While the IEA and OPEC do not forecast OPEC production, there are indications in each group’s reports of what they are thinking.
The IEA notes that additional supply “volumes from the United States, Brazil, Guyana and Canada alone could come close to meeting world oil demand growth for this year and next,” and that the market requirement for OPEC crude oil will be essentially unchanged this year. It adds that “OPEC+ supply is projected to fall by 820 kb/d, provided cuts are maintained through the second half of the year” (emphasis added).
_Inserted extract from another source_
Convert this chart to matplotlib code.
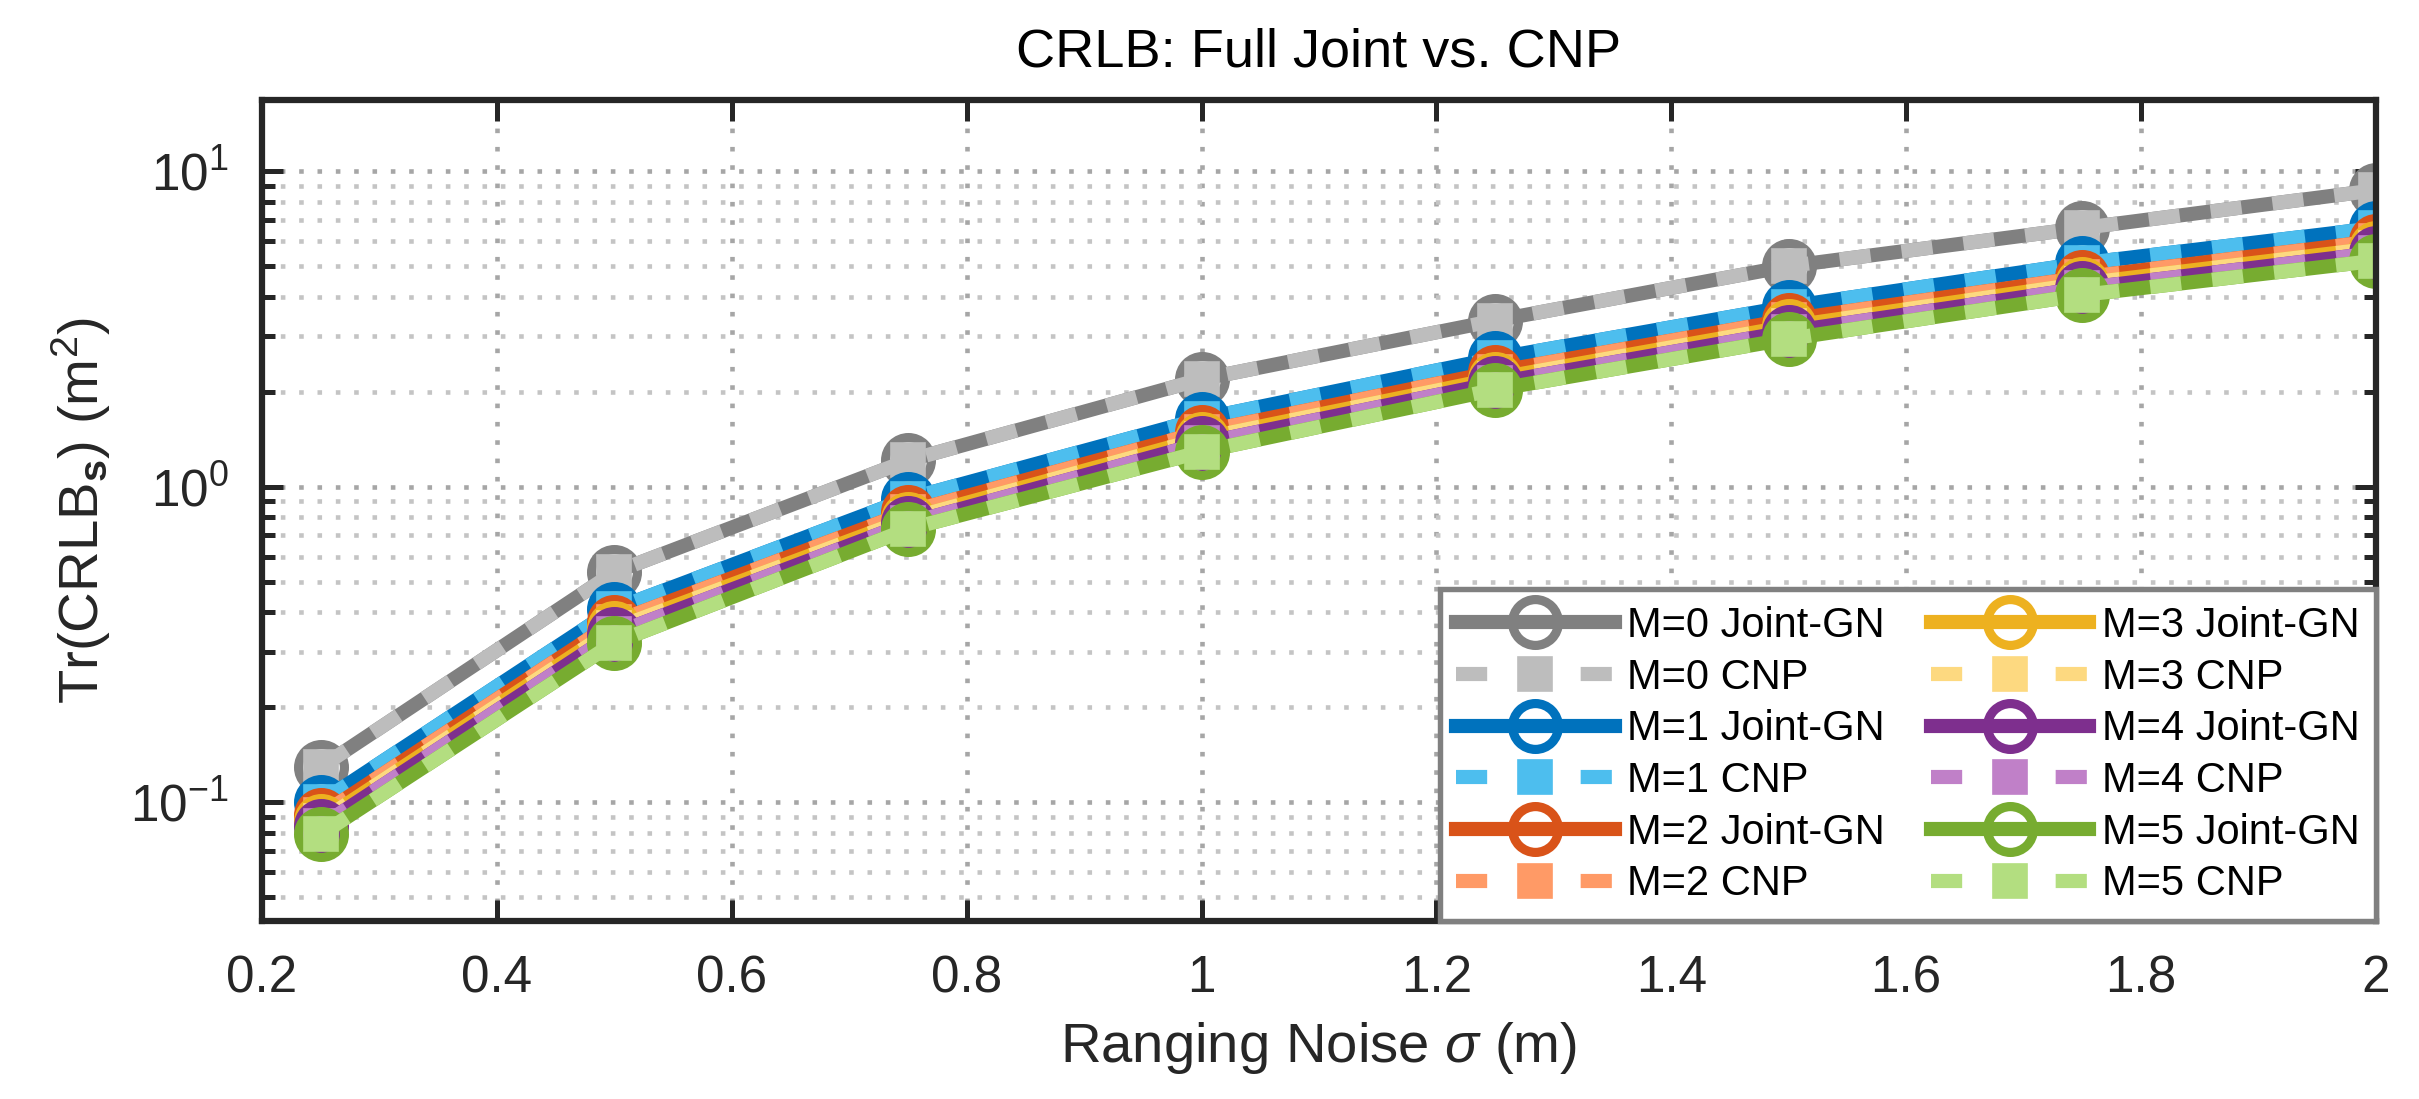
import numpy as np
import matplotlib
matplotlib.use('Agg')
import matplotlib.pyplot as plt

plt.rcParams['font.family'] = ['Liberation Sans', 'DejaVu Sans']
plt.rcParams['mathtext.fontset'] = 'custom'
plt.rcParams['mathtext.rm'] = 'Liberation Sans'
plt.rcParams['mathtext.it'] = 'Liberation Sans:italic'
plt.rcParams['mathtext.bf'] = 'Liberation Sans:bold'

# ranging noise sigma (m)
sigma = [0.25, 0.5, 0.75, 1.0, 1.25, 1.5, 1.75, 2.0]

# Tr(CRLB_s) for each number of M, joint-GN and CNP
joint_m0 = [0.129, 0.535, 1.21, 2.19, 3.36, 5.00, 6.60, 8.70]
joint_m1 = [0.100, 0.409, 0.915, 1.64, 2.55, 3.72, 5.10, 6.60]
joint_m2 = [0.091, 0.372, 0.830, 1.49, 2.31, 3.38, 4.60, 6.00]
joint_m3 = [0.087, 0.355, 0.790, 1.42, 2.20, 3.22, 4.40, 5.70]
joint_m4 = [0.084, 0.342, 0.765, 1.37, 2.13, 3.10, 4.25, 5.50]
joint_m5 = [0.079, 0.320, 0.733, 1.29, 2.03, 2.94, 4.05, 5.20]

cnp_m0 = [0.129, 0.535, 1.21, 2.19, 3.36, 5.00, 6.60, 8.70]
cnp_m1 = [0.100, 0.409, 0.915, 1.64, 2.55, 3.72, 5.10, 6.60]
cnp_m2 = [0.091, 0.372, 0.830, 1.49, 2.31, 3.38, 4.60, 6.00]
cnp_m3 = [0.087, 0.355, 0.790, 1.42, 2.20, 3.22, 4.40, 5.70]
cnp_m4 = [0.084, 0.342, 0.765, 1.37, 2.13, 3.10, 4.25, 5.50]
cnp_m5 = [0.079, 0.320, 0.733, 1.29, 2.03, 2.94, 4.05, 5.20]

joint_all = [joint_m0, joint_m1, joint_m2, joint_m3, joint_m4, joint_m5]
cnp_all = [cnp_m0, cnp_m1, cnp_m2, cnp_m3, cnp_m4, cnp_m5]

joint_colors = ['#808080', '#0072BD', '#D95319', '#EDB120', '#7E2F8E', '#77AC30']
cnp_colors = ['#BDBDBD', '#4DBEEE', '#FF9A66', '#FDD980', '#C080C8', '#B3DE80']

fig = plt.figure(figsize=(2419 / 300, 1099 / 300), dpi=300)
ax = fig.add_axes([0.1083, 0.162, 0.8739, 0.747])

for m in range(6):
    ax.plot(sigma, joint_all[m], '-', color=joint_colors[m], lw=3.4,
            marker='o', ms=11, mew=2.2, mfc='none', mec=joint_colors[m],
            label=f'M={m} Joint-GN')
    ax.plot(sigma, cnp_all[m], '--', color=cnp_colors[m], lw=3.4,
            dashes=(2.2, 2.2), marker='s', ms=8.0, mew=0.4,
            mfc=cnp_colors[m], mec=cnp_colors[m], label=f'M={m} CNP')

ax.set_yscale('log')
ax.set_xlim(0.2, 2)
ax.set_ylim(0.042, 16.8)
ax.set_xticks(np.arange(0.2, 2.01, 0.2))
ax.set_xticklabels(['0.2', '0.4', '0.6', '0.8', '1', '1.2', '1.4', '1.6', '1.8', '2'])

ax.grid(True, which='major', ls=(0, (1, 3)), color='#a6a6a6', lw=1.1)
ax.grid(True, which='minor', axis='y', ls=(0, (1, 3)), color='#c4c4c4', lw=1.1)
ax.set_axisbelow(True)

for s in ax.spines.values():
    s.set_linewidth(1.5)
    s.set_color('#262626')
ax.tick_params(which='both', direction='in', top=True, right=True,
               colors='#262626', labelsize=12.3, width=1.2, pad=8)
ax.tick_params(which='major', length=5)
ax.tick_params(which='minor', length=3)

ax.set_title('CRLB: Full Joint vs. CNP', fontsize=13, pad=8)
ax.set_xlabel(r'Ranging Noise $\sigma$ (m)', fontsize=13.5, color='#262626')
ax.set_ylabel(r'Tr(CRLB$_{\mathbf{s}}$) (m$^{2}$)', fontsize=13.5, color='#262626')

leg = ax.legend(loc='lower right', ncol=2, fontsize=10, borderaxespad=0,
                handlelength=3.8, handletextpad=0.3, columnspacing=1.1,
                labelspacing=0.28, fancybox=False, framealpha=1,
                edgecolor='#808080', borderpad=0.4)
leg.get_frame().set_linewidth(1.3)

fig.savefig('out.png', dpi=300)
In contrast, OPEC (with a much stronger forecast for global demand growth) reports that the market requirement for OPEC+ supply will grow by 0.9 Mb/d this year. While the group does not forecast OPEC production, it does project non-OPEC output, including for members of the OPEC+ Declaration of Cooperation. And here there is a big hint: OPEC projects that Russian supply will rise by about 0.4 Mb/d in the third quarter — that is, once the current voluntary production restraint is scheduled to expire at the end of the second quarter.
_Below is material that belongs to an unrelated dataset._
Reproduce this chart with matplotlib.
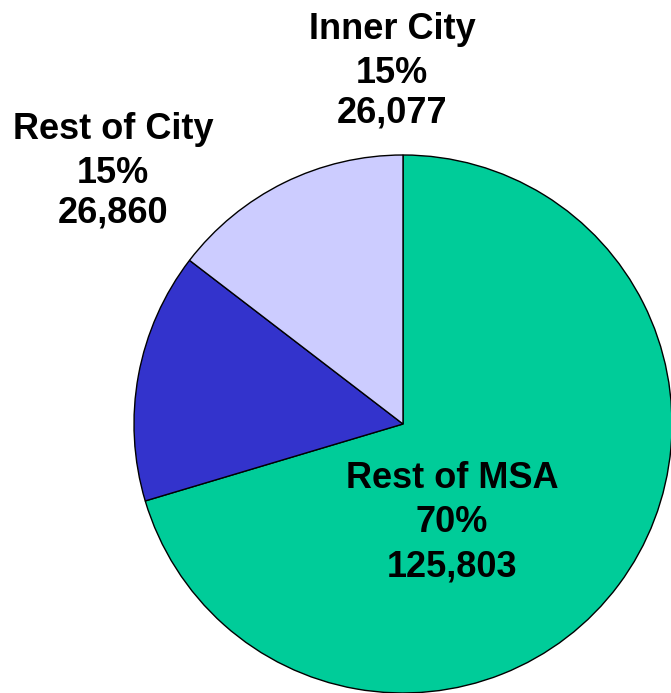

Additionally, OPEC flags the need to keep an eye on oil demand: “The robust oil demand outlook for the summer months warrants careful market monitoring.” Many observers have interpreted this as setting the table for the group to begin relaxing voluntary cuts when they meet on June 1. A different interpretation, however, is also possible: With the OPEC demand growth forecast so much larger than the consensus, they may be preparing to reduce their demand forecast, closer to the consensus figure. A downward revision for demand growth would call into question the need for increased supply in the second half of this year.
Will OPEC+ Voluntary Cuts Be Extended?
As mentioned above, June 1 is a long way off. Tensions in the Middle East could once again flare, and in a worst-case scenario, threaten regional production or exports. Additional G7 sanctions, or Ukrainian attacks, could impact Russian exports. Views of global fundamentals will continue to evolve: The U.S. DOE, IEA and OPEC will all publish one more market outlook before the OPEC+ meeting on June 1, and the DOE will continue to publish weekly data on domestic supply, demand, and inventories. Crude oil price movements will be critical as key OPEC+ members struggle to manage their budgets.
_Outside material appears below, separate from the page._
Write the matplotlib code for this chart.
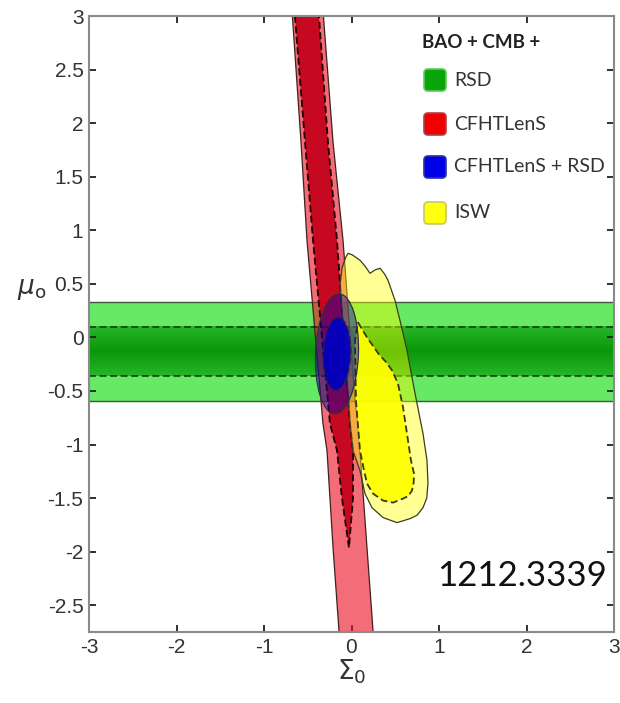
import matplotlib
matplotlib.use("Agg")
import numpy as np
import matplotlib.pyplot as plt
from matplotlib.patches import Ellipse, FancyBboxPatch
from matplotlib.transforms import IdentityTransform
from matplotlib.colors import LinearSegmentedColormap

plt.rcParams['lines.scale_dashes'] = False
plt.rcParams['axes.unicode_minus'] = False
plt.rcParams['mathtext.fontset'] = 'dejavusans'

# ---------------- data ----------------
x_ticks = [-3, -2, -1, 0, 1, 2, 3]
x_tick_labels = ['-3', '-2', '-1', '0', '1', '2', '3']
y_ticks = [-2.5, -2, -1.5, -1, -0.5, 0, 0.5, 1, 1.5, 2, 2.5, 3]
y_tick_labels = ['-2.5', '-2', '-1.5', '-1', '-0.5', '0', '0.5', '1', '1.5', '2', '2.5', '3']

# RSD: horizontal bands in mu_0
rsd_95 = [-0.598, 0.33]
rsd_68 = [-0.364, 0.096]

# CFHTLenS: band boundaries (mu_0 levels, Sigma_0 left / right)
cfht95_mu = [3.10, 2.99, 1.822, 0.907, -0.589, -0.804, -1.056, -1.963, -2.738, -2.80]
cfht95_left = [-0.683, -0.675, -0.577, -0.509, -0.349, -0.326, -0.280, -0.211, -0.143, -0.137]
cfht95_right = [-0.330, -0.320, -0.211, -0.097, 0.040, 0.074, 0.097, 0.177, 0.246, 0.252]
cfht68_mu = [3.10, 2.99, 1.822, 0.907, -0.804, -1.056, -1.50, -1.963]
cfht68_left = [-0.654, -0.646, -0.531, -0.440, -0.246, -0.166, -0.109, -0.029]
cfht68_right = [-0.379, -0.371, -0.269, -0.166, -0.017, 0.017, 0.017, -0.029]

# CFHTLenS + RSD: ellipse (centre, full widths, tilt)
comb_center = (-0.166, -0.154)
comb95_size = (0.49, 1.12)
comb68_size = (0.31, 0.68)
comb_tilt = -3

# ISW: contour outlines
isw95_sigma = [-0.131, -0.109, -0.070, -0.040, 0.010, 0.097, 0.160, 0.211, 0.270, 0.326,
               0.380, 0.417, 0.497, 0.554, 0.634, 0.726, 0.817, 0.863, 0.874, 0.860,
               0.817, 0.750, 0.669, 0.520, 0.360, 0.234, 0.154, 0.097, 0.017, -0.017, -0.074]
isw95_mu = [0.486, 0.645, 0.740, 0.785, 0.770, 0.720, 0.660, 0.598, 0.630, 0.645,
            0.590, 0.533, 0.346, 0.159, -0.121, -0.523, -0.897, -1.150, -1.364, -1.500,
            -1.589, -1.660, -1.692, -1.729, -1.682, -1.589, -1.458, -1.243, -1.056, -0.804, -0.121]
isw68_sigma = [0.074, 0.177, 0.314, 0.400, 0.463, 0.531, 0.589, 0.634, 0.680, 0.714, 0.710,
               0.691, 0.650, 0.589, 0.474, 0.360, 0.246, 0.177, 0.143, 0.097, 0.051, 0.040]
isw68_mu = [0.140, 0.0, -0.159, -0.235, -0.308, -0.430, -0.654, -0.897, -1.150, -1.271, -1.360,
            -1.430, -1.480, -1.505, -1.542, -1.523, -1.458, -1.364, -1.243, -1.056, -0.589, -0.028]

legend_title = 'BAO + CMB +'
legend_labels = ['RSD', 'CFHTLenS', 'CFHTLenS + RSD', 'ISW']
legend_colors = ['#0aa50a', '#f00000', '#0000e8', '#ffff10']
legend_edges = ['#5fc95f', '#b04040', '#3030a0', '#c8c860']
arxiv_id = '1212.3339'

# ---------------- figure ----------------
W, H = 620, 703
fig = plt.figure(figsize=(W / 100, H / 100), dpi=100)
ax = fig.add_axes([89 / W, 1 - 632 / H, (614 - 89) / W, (632 - 16) / H])

dash = (0, (5, 2.6))

# RSD
ax.axhspan(rsd_95[0], rsd_95[1], color='#66ea66', lw=0, zorder=1)
green_cmap = LinearSegmentedColormap.from_list('g', ['#26b626', '#0a970a', '#26b626'])
ax.imshow(np.linspace(0, 1, 64).reshape(-1, 1), cmap=green_cmap, aspect='auto',
          extent=[-3, 3, rsd_68[0], rsd_68[1]], zorder=1.1, interpolation='bilinear')
ax.set_xlim(-3, 3)
ax.set_ylim(-2.75, 3)
for v in rsd_95:
    ax.axhline(v, color='#3a5a3a', lw=1.0, zorder=1.2)

# CFHTLenS
ax.fill(cfht95_left + cfht95_right[::-1], cfht95_mu + cfht95_mu[::-1],
        facecolor=(0.92, 0.08, 0.14), alpha=0.62, edgecolor='none', zorder=2)
ax.fill(cfht95_left + cfht95_right[::-1], cfht95_mu + cfht95_mu[::-1],
        facecolor='none', edgecolor='#402020', lw=0.9, zorder=2.05)
ax.fill(cfht68_left + cfht68_right[::-1], cfht68_mu + cfht68_mu[::-1],
        facecolor='#c4001a', alpha=0.92, edgecolor='none', zorder=2.1)
ax.fill(cfht68_left + cfht68_right[::-1], cfht68_mu + cfht68_mu[::-1],
        facecolor='none', edgecolor='#1a0000', lw=1.3, linestyle=dash, zorder=2.2)

for v in rsd_68:
    ax.axhline(v, color='#0a2a0a', lw=1.2, linestyle=dash, alpha=0.85, zorder=2.3)

# ISW
ax.fill(isw95_sigma, isw95_mu, facecolor=(1.0, 1.0, 0.0), alpha=0.42,
        edgecolor='none', zorder=3)
ax.fill(isw95_sigma, isw95_mu, facecolor='none', edgecolor='#3c3c20', lw=0.9, zorder=3.05)
ax.fill(isw68_sigma, isw68_mu, facecolor='#ffff00', alpha=0.93, edgecolor='none', zorder=3.1)
ax.fill(isw68_sigma, isw68_mu, facecolor='none', edgecolor='#3a3a10', lw=1.3,
        linestyle=dash, zorder=3.2)

# CFHTLenS + RSD
ax.add_patch(Ellipse(comb_center, comb95_size[0], comb95_size[1], angle=comb_tilt,
                     facecolor=(0.05, 0.0, 0.7), alpha=0.45, edgecolor='none', zorder=4))
ax.add_patch(Ellipse(comb_center, comb95_size[0], comb95_size[1], angle=comb_tilt,
                     facecolor='none', edgecolor='#303040', lw=0.9, zorder=4.05))
ax.add_patch(Ellipse(comb_center, comb68_size[0], comb68_size[1], angle=comb_tilt,
                     facecolor='#0000c0', alpha=0.93, edgecolor='none', zorder=4.1))
ax.add_patch(Ellipse(comb_center, comb68_size[0], comb68_size[1], angle=comb_tilt,
                     facecolor='none', edgecolor='#202050', lw=1.0, linestyle=dash, zorder=4.2))

# axes styling
ax.set_xticks(x_ticks)
ax.set_xticklabels(x_tick_labels)
ax.set_yticks(y_ticks)
ax.set_yticklabels(y_tick_labels)
ax.tick_params(direction='in', length=5, width=1.3, color='#202020',
               top=True, right=True, labelsize=15, labelcolor='#333333', pad=4)
for lab in ax.get_xticklabels() + ax.get_yticklabels():
    lab.set_fontfamily(['Liberation Sans', 'DejaVu Sans'])
for s in ax.spines.values():
    s.set_color('#8a8a8a')
    s.set_linewidth(1.5)
    s.set_zorder(10)

ax.set_xlabel(r'$\Sigma_0$', fontsize=19, color='#333333', labelpad=1)
ax.set_ylabel(r'$\mu_{\rm o}$', fontsize=19, color='#333333', rotation=0)
ax.yaxis.set_label_coords(-0.11, 0.535)

# legend (manual, pixel positions)
tr = IdentityTransform()
fig.text(422, H - 42, legend_title, transform=tr, fontsize=13.5, fontweight='bold',
         family=['Lato', 'DejaVu Sans'], color='#222222', ha='left', va='center')
y_centres = [80, 124, 167, 213]
for lab, col, ec, yc in zip(legend_labels, legend_colors, legend_edges, y_centres):
    fig.patches.append(FancyBboxPatch((424, H - yc - 11), 22, 22,
                                      boxstyle='round,pad=0,rounding_size=4',
                                      facecolor=col, edgecolor=ec, lw=1.2,
                                      transform=tr, figure=fig))
    fig.text(454, H - yc, lab, transform=tr, fontsize=14, family=['Lato', 'DejaVu Sans'],
             color='#333333', ha='left', va='center')

fig.text(437, H - 586, arxiv_id, transform=tr, fontsize=25,
         family=['Lato', 'DejaVu Sans'], color='#111111', ha='left', va='baseline')

fig.savefig('out.png', dpi=100)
Another date to mark on your calendar — May 14: This is the date of the next OPEC Monthly Oil Market Report. If the OPEC group maintains its forecast for strong oil demand growth, it could portend a relaxation of voluntary production cuts. If it reduces its oil demand forecast to be more closely aligned with the other forecasters, the long hoped-for return of OPEC+ production may be further delayed.
Notes
[1] While all three forecasters’ supply/demand balances imply that global inventories should have fallen in the first quarter, here I am citing estimates of actual inventory changes. A discrepancy between implied and observed inventory changes may be an indicator that underlying supply and demand levels may be subject to future revision. For better or worse, forecasting is both an art and a science.
[2] The following discussion is based on the groups’ April oil market outlooks. Note that the International Energy Agency (IEA)’s monthly report and its related data require a subscription, but a summary is freely available at the link provided.